### GOAL OF THE EXERCISE
Strip the pictures and reproduce the rest of the listing exactly.

### SOURCE MATERIAL
>>>>>

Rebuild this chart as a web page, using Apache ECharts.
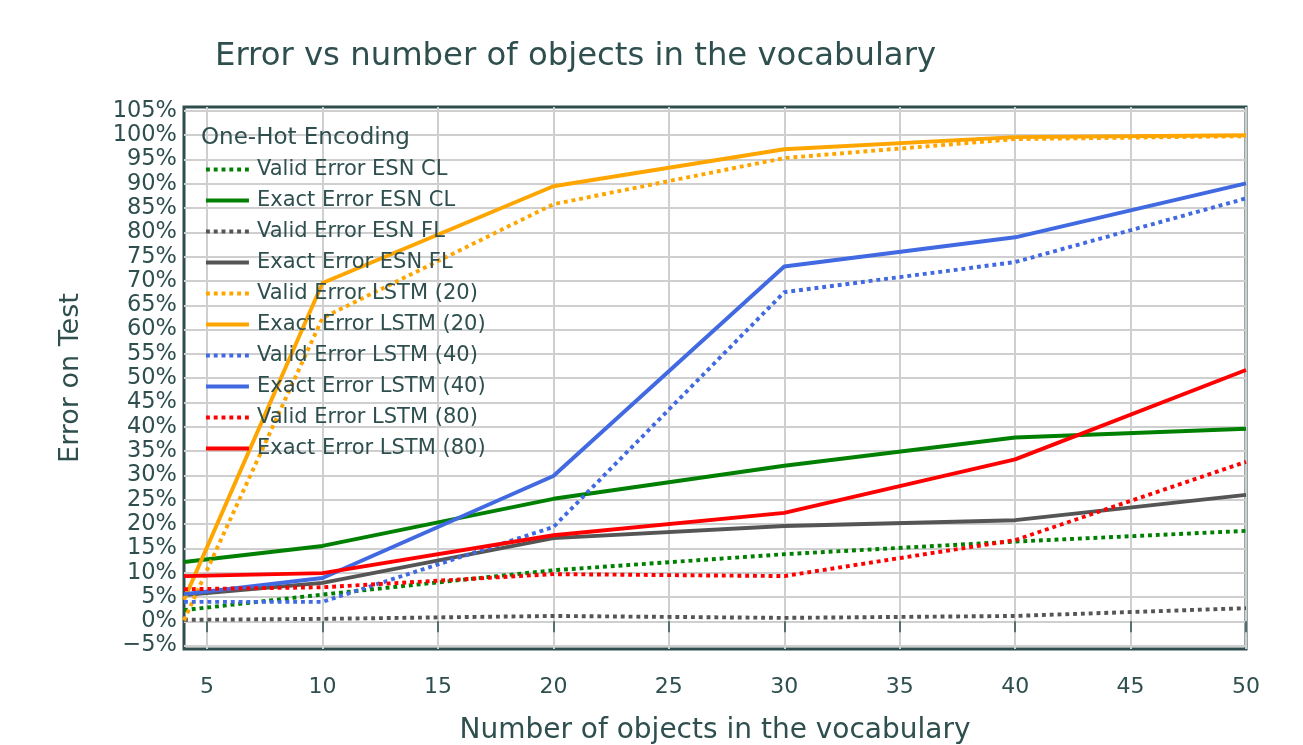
<!DOCTYPE html>
<html>
<head>
<meta charset="utf-8">
<script src="https://cdn.jsdelivr.net/npm/echarts@6/dist/echarts.min.js"></script>
<style>
html,body{margin:0;padding:0;background:#fff;overflow:hidden;}
#c{width:1303px;height:745px;}
</style>
</head>
<body>
<div id="c"></div>
<script>
const objects = [4, 10, 20, 30, 40, 50];
const validEsnCl  = [2.3, 5.5, 10.5, 13.8, 16.4, 18.6];
const exactEsnCl  = [12.2, 15.5, 25.2, 32.0, 37.8, 39.6];
const validEsnFl  = [0.3, 0.5, 1.1, 0.7, 1.1, 2.7];
const exactEsnFl  = [5.4, 7.9, 17.1, 19.6, 20.8, 26.0];
const validLstm20 = [0.2, 62.4, 85.8, 95.3, 99.2, 99.8];
const exactLstm20 = [4.4, 69.6, 89.5, 97.1, 99.6, 100];
const validLstm40 = [4.0, 4.0, 19.4, 67.7, 73.9, 87.0];
const exactLstm40 = [5.6, 8.9, 29.9, 73.0, 79.0, 90.1];
const validLstm80 = [6.6, 7.0, 9.7, 9.3, 16.7, 32.8];
const exactLstm80 = [9.3, 9.9, 17.7, 22.3, 33.3, 51.7];

const xTicks = [5, 10, 15, 20, 25, 30, 35, 40, 45, 50];
const yTicks = [-5, 0, 5, 10, 15, 20, 25, 30, 35, 40, 45, 50, 55, 60, 65, 70, 75, 80, 85, 90, 95, 100, 105];

const TXT = '#2F4F4F';
const FONT = 'DejaVu Sans';
const LW = 3.9;

const seriesDefs = [
  ['Valid Error ESN CL', validEsnCl, '#008000', 'dot'],
  ['Exact Error ESN CL', exactEsnCl, '#008000', 'solid'],
  ['Valid Error ESN FL', validEsnFl, '#555555', 'dot'],
  ['Exact Error ESN FL', exactEsnFl, '#555555', 'solid'],
  ['Valid Error LSTM (20)', validLstm20, '#FFA500', 'dot'],
  ['Exact Error LSTM (20)', exactLstm20, '#FFA500', 'solid'],
  ['Valid Error LSTM (40)', validLstm40, '#4169E1', 'dot'],
  ['Exact Error LSTM (40)', exactLstm40, '#4169E1', 'solid'],
  ['Valid Error LSTM (80)', validLstm80, '#FF0000', 'dot'],
  ['Exact Error LSTM (80)', exactLstm80, '#FF0000', 'solid']
];

const series = seriesDefs.map(([name, vals, color, dash]) => ({
  name: name,
  type: 'line',
  data: objects.map((x, i) => [x, vals[i]]),
  showSymbol: false,
  symbol: 'none',
  color: color,
  lineStyle: {
    color: color,
    width: LW,
    type: dash === 'dot' ? [LW, LW] : 'solid',
    cap: 'butt'
  },
  emphasis: { disabled: true }
}));

const chart = echarts.init(document.getElementById('c'), null, { renderer: 'canvas' });
chart.setOption({
  animation: false,
  backgroundColor: '#ffffff',
  textStyle: { fontFamily: FONT, color: TXT },
  title: [
    {
      text: 'Error vs number of objects in the vocabulary',
      left: 210, top: 36,
      textStyle: { fontFamily: FONT, fontSize: 32.3, fontWeight: 'normal', color: TXT }
    },
    {
      text: 'One-Hot Encoding',
      left: 196, top: 122,
      textStyle: { fontFamily: FONT, fontSize: 23, fontWeight: 'normal', color: TXT }
    }
  ],
  legend: {
    orient: 'vertical',
    left: 199, top: 154,
    itemWidth: 43, itemHeight: 14, itemGap: 10,
    itemStyle: { opacity: 0 },
    lineStyle: { width: LW },
    textStyle: { fontFamily: FONT, fontSize: 21, color: TXT, padding: [0, 0, 0, 3] },
    data: seriesDefs.map(d => d[0])
  },
  grid: {
    left: 184, right: 57, top: 107, bottom: 96,
    outerBoundsMode: 'none',
    show: true, borderColor: TXT, borderWidth: 3, backgroundColor: '#ffffff',
    containLabel: false
  },
  xAxis: {
    type: 'value',
    min: 4, max: 50,
    name: 'Number of objects in the vocabulary',
    nameLocation: 'middle', nameGap: 68,
    nameTextStyle: { fontFamily: FONT, fontSize: 28, color: TXT },
    axisLine: { show: false },
    axisTick: { show: true, length: 11, inside: false, customValues: xTicks, lineStyle: { color: TXT, width: 1.5 } },
    axisLabel: { customValues: xTicks, fontFamily: FONT, fontSize: 22, color: TXT, margin: 27 },
    splitLine: { show: true, customValues: xTicks, lineStyle: { color: '#cfcfcf', width: 2 } }
  },
  yAxis: {
    type: 'value',
    min: -5.7, max: 105.8,
    name: 'Error on Test',
    nameLocation: 'middle', nameGap: 100,
    nameTextStyle: { fontFamily: FONT, fontSize: 27, color: TXT },
    axisLine: { show: false },
    axisTick: { show: false, customValues: yTicks },
    axisLabel: {
      customValues: yTicks, fontFamily: FONT, fontSize: 22.5, color: TXT, margin: 7,
      formatter: v => (v < 0 ? '\u2212' + (-v) : String(v)) + '%'
    },
    splitLine: { show: true, customValues: yTicks, lineStyle: { color: '#cfcfcf', width: 2 } }
  },
  series: series
});
</script>
</body>
</html>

<<<<<

### THE ANSWER
Rebuild this chart as a web page, using Apache ECharts.
<!DOCTYPE html>
<html>
<head>
<meta charset="utf-8">
<script src="https://cdn.jsdelivr.net/npm/echarts@6/dist/echarts.min.js"></script>
<style>
html,body{margin:0;padding:0;background:#fff;overflow:hidden;}
#c{width:1303px;height:745px;}
</style>
</head>
<body>
<div id="c"></div>
<script>
const objects = [4, 10, 20, 30, 40, 50];
const validEsnCl  = [2.3, 5.5, 10.5, 13.8, 16.4, 18.6];
const exactEsnCl  = [12.2, 15.5, 25.2, 32.0, 37.8, 39.6];
const validEsnFl  = [0.3, 0.5, 1.1, 0.7, 1.1, 2.7];
const exactEsnFl  = [5.4, 7.9, 17.1, 19.6, 20.8, 26.0];
const validLstm20 = [0.2, 62.4, 85.8, 95.3, 99.2, 99.8];
const exactLstm20 = [4.4, 69.6, 89.5, 97.1, 99.6, 100];
const validLstm40 = [4.0, 4.0, 19.4, 67.7, 73.9, 87.0];
const exactLstm40 = [5.6, 8.9, 29.9, 73.0, 79.0, 90.1];
const validLstm80 = [6.6, 7.0, 9.7, 9.3, 16.7, 32.8];
const exactLstm80 = [9.3, 9.9, 17.7, 22.3, 33.3, 51.7];

const xTicks = [5, 10, 15, 20, 25, 30, 35, 40, 45, 50];
const yTicks = [-5, 0, 5, 10, 15, 20, 25, 30, 35, 40, 45, 50, 55, 60, 65, 70, 75, 80, 85, 90, 95, 100, 105];

const TXT = '#2F4F4F';
const FONT = 'DejaVu Sans';
const LW = 3.9;

const seriesDefs = [
  ['Valid Error ESN CL', validEsnCl, '#008000', 'dot'],
  ['Exact Error ESN CL', exactEsnCl, '#008000', 'solid'],
  ['Valid Error ESN FL', validEsnFl, '#555555', 'dot'],
  ['Exact Error ESN FL', exactEsnFl, '#555555', 'solid'],
  ['Valid Error LSTM (20)', validLstm20, '#FFA500', 'dot'],
  ['Exact Error LSTM (20)', exactLstm20, '#FFA500', 'solid'],
  ['Valid Error LSTM (40)', validLstm40, '#4169E1', 'dot'],
  ['Exact Error LSTM (40)', exactLstm40, '#4169E1', 'solid'],
  ['Valid Error LSTM (80)', validLstm80, '#FF0000', 'dot'],
  ['Exact Error LSTM (80)', exactLstm80, '#FF0000', 'solid']
];

const series = seriesDefs.map(([name, vals, color, dash]) => ({
  name: name,
  type: 'line',
  data: objects.map((x, i) => [x, vals[i]]),
  showSymbol: false,
  symbol: 'none',
  color: color,
  lineStyle: {
    color: color,
    width: LW,
    type: dash === 'dot' ? [LW, LW] : 'solid',
    cap: 'butt'
  },
  emphasis: { disabled: true }
}));

const chart = echarts.init(document.getElementById('c'), null, { renderer: 'canvas' });
chart.setOption({
  animation: false,
  backgroundColor: '#ffffff',
  textStyle: { fontFamily: FONT, color: TXT },
  title: [
    {
      text: 'Error vs number of objects in the vocabulary',
      left: 210, top: 36,
      textStyle: { fontFamily: FONT, fontSize: 32.3, fontWeight: 'normal', color: TXT }
    },
    {
      text: 'One-Hot Encoding',
      left: 196, top: 122,
      textStyle: { fontFamily: FONT, fontSize: 23, fontWeight: 'normal', color: TXT }
    }
  ],
  legend: {
    orient: 'vertical',
    left: 199, top: 154,
    itemWidth: 43, itemHeight: 14, itemGap: 10,
    itemStyle: { opacity: 0 },
    lineStyle: { width: LW },
    textStyle: { fontFamily: FONT, fontSize: 21, color: TXT, padding: [0, 0, 0, 3] },
    data: seriesDefs.map(d => d[0])
  },
  grid: {
    left: 184, right: 57, top: 107, bottom: 96,
    outerBoundsMode: 'none',
    show: true, borderColor: TXT, borderWidth: 3, backgroundColor: '#ffffff',
    containLabel: false
  },
  xAxis: {
    type: 'value',
    min: 4, max: 50,
    name: 'Number of objects in the vocabulary',
    nameLocation: 'middle', nameGap: 68,
    nameTextStyle: { fontFamily: FONT, fontSize: 28, color: TXT },
    axisLine: { show: false },
    axisTick: { show: true, length: 11, inside: false, customValues: xTicks, lineStyle: { color: TXT, width: 1.5 } },
    axisLabel: { customValues: xTicks, fontFamily: FONT, fontSize: 22, color: TXT, margin: 27 },
    splitLine: { show: true, customValues: xTicks, lineStyle: { color: '#cfcfcf', width: 2 } }
  },
  yAxis: {
    type: 'value',
    min: -5.7, max: 105.8,
    name: 'Error on Test',
    nameLocation: 'middle', nameGap: 100,
    nameTextStyle: { fontFamily: FONT, fontSize: 27, color: TXT },
    axisLine: { show: false },
    axisTick: { show: false, customValues: yTicks },
    axisLabel: {
      customValues: yTicks, fontFamily: FONT, fontSize: 22.5, color: TXT, margin: 7,
      formatter: v => (v < 0 ? '\u2212' + (-v) : String(v)) + '%'
    },
    splitLine: { show: true, customValues: yTicks, lineStyle: { color: '#cfcfcf', width: 2 } }
  },
  series: series
});
</script>
</body>
</html>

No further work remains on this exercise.